**GIVEN INSTRUCTION**
Would you write out the listing verbatim and skip every picture in it?
%%
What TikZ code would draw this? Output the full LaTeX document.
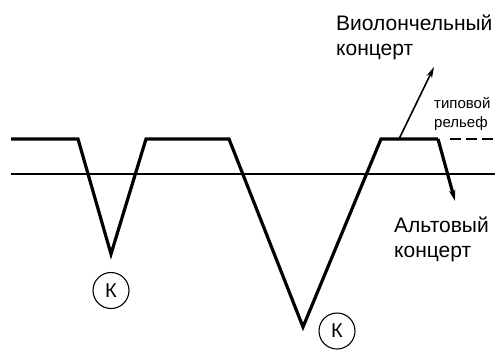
\documentclass[tikz,border=0pt]{standalone}
\usepackage{fontspec}
\setmainfont{Liberation Sans}
\usetikzlibrary{arrows.meta}
\tikzset{
  relief/.style={line width=3.2pt, line join=miter, black},
  base/.style={line width=1.2pt, black},
  bigtext/.style={font=\fontsize{21}{25}\selectfont, inner sep=0pt, align=left},
  smalltext/.style={font=\fontsize{15}{19}\selectfont, inner sep=0pt, align=left},
  kcircle/.style={circle, draw, line width=1.1pt, minimum size=36pt, inner sep=0pt, font=\fontsize{20}{20}\selectfont},
  tip/.style={-{Stealth[length=11pt,width=6pt]}}
}
\begin{document}
\begin{tikzpicture}[x=1pt,y=-1pt]
\useasboundingbox (0,0) rectangle (495,349);
% reference line
\coordinate (l0) at (11,174);
\coordinate (l1) at (497,174);
\draw[base] (l0) -- (l1);
% relief points
\coordinate (p0) at (11,139);
\coordinate (p1) at (78,139);
\coordinate (p2) at (111,254);
\coordinate (p3) at (146,139);
\coordinate (p4) at (229,139);
\coordinate (p5) at (303,327);
\coordinate (p6) at (381,139);
\coordinate (p7) at (438,139);
\coordinate (p8) at (455,201);
\draw[relief] (p0) -- (p1) -- (p2) -- (p3) -- (p4) -- (p5) -- (p6) -- (p7);
\draw[line width=3.2pt, tip] (p7) -- (p8);
% up arrow
\coordinate (u0) at (399,139);
\coordinate (u1) at (434,67);
\draw[line width=1.6pt, tip] (u0) -- (u1);
% dashed typical relief
\coordinate (d0) at (450,139);
\coordinate (d1) at (494,139);
\draw[line width=1.5pt, dash pattern=on 11pt off 5pt] (d0) -- (d1);
% texts (base anchor = baseline of last line)
\node[bigtext, anchor=base west] (cello) at (336,55) {Виолончельный\\концерт};
\node[bigtext, anchor=base west] (viola) at (394,257) {Альтовый\\концерт};
\node[smalltext, anchor=base west] (typ) at (434,127) {типовой\\рельеф};
% circles
\node[kcircle] (k1) at (111,290.5) {К};
\node[kcircle] (k2) at (337,331) {К};
\end{tikzpicture}
\end{document}
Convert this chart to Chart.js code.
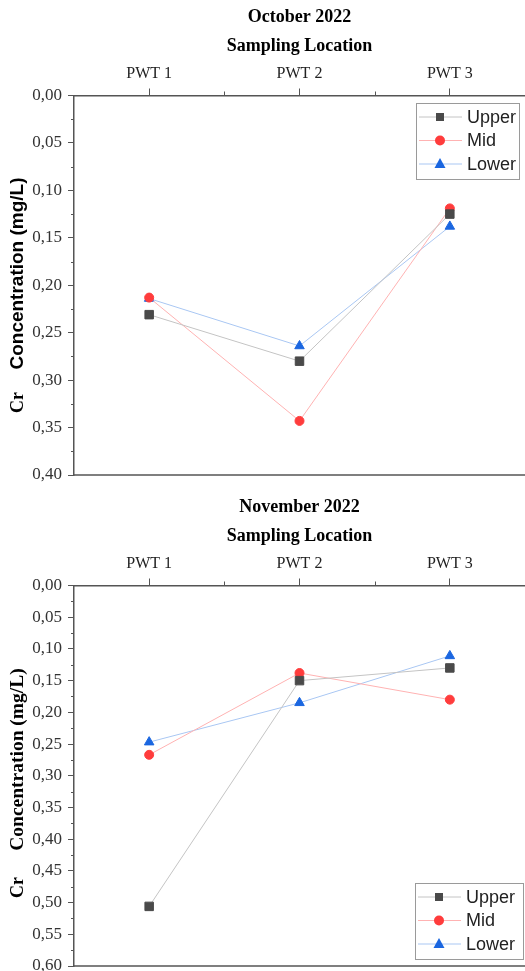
%%
**REPLY**
What TikZ code would draw this? Output the full LaTeX document.
\documentclass[tikz,border=0pt]{standalone}
\usepackage{fontspec}
\setmainfont{Liberation Sans}
\usetikzlibrary{arrows.meta}
\tikzset{
  relief/.style={line width=3.2pt, line join=miter, black},
  base/.style={line width=1.2pt, black},
  bigtext/.style={font=\fontsize{21}{25}\selectfont, inner sep=0pt, align=left},
  smalltext/.style={font=\fontsize{15}{19}\selectfont, inner sep=0pt, align=left},
  kcircle/.style={circle, draw, line width=1.1pt, minimum size=36pt, inner sep=0pt, font=\fontsize{20}{20}\selectfont},
  tip/.style={-{Stealth[length=11pt,width=6pt]}}
}
\begin{document}
\begin{tikzpicture}[x=1pt,y=-1pt]
\useasboundingbox (0,0) rectangle (495,349);
% reference line
\coordinate (l0) at (11,174);
\coordinate (l1) at (497,174);
\draw[base] (l0) -- (l1);
% relief points
\coordinate (p0) at (11,139);
\coordinate (p1) at (78,139);
\coordinate (p2) at (111,254);
\coordinate (p3) at (146,139);
\coordinate (p4) at (229,139);
\coordinate (p5) at (303,327);
\coordinate (p6) at (381,139);
\coordinate (p7) at (438,139);
\coordinate (p8) at (455,201);
\draw[relief] (p0) -- (p1) -- (p2) -- (p3) -- (p4) -- (p5) -- (p6) -- (p7);
\draw[line width=3.2pt, tip] (p7) -- (p8);
% up arrow
\coordinate (u0) at (399,139);
\coordinate (u1) at (434,67);
\draw[line width=1.6pt, tip] (u0) -- (u1);
% dashed typical relief
\coordinate (d0) at (450,139);
\coordinate (d1) at (494,139);
\draw[line width=1.5pt, dash pattern=on 11pt off 5pt] (d0) -- (d1);
% texts (base anchor = baseline of last line)
\node[bigtext, anchor=base west] (cello) at (336,55) {Виолончельный\\концерт};
\node[bigtext, anchor=base west] (viola) at (394,257) {Альтовый\\концерт};
\node[smalltext, anchor=base west] (typ) at (434,127) {типовой\\рельеф};
% circles
\node[kcircle] (k1) at (111,290.5) {К};
\node[kcircle] (k2) at (337,331) {К};
\end{tikzpicture}
\end{document}
Convert this chart to Chart.js code.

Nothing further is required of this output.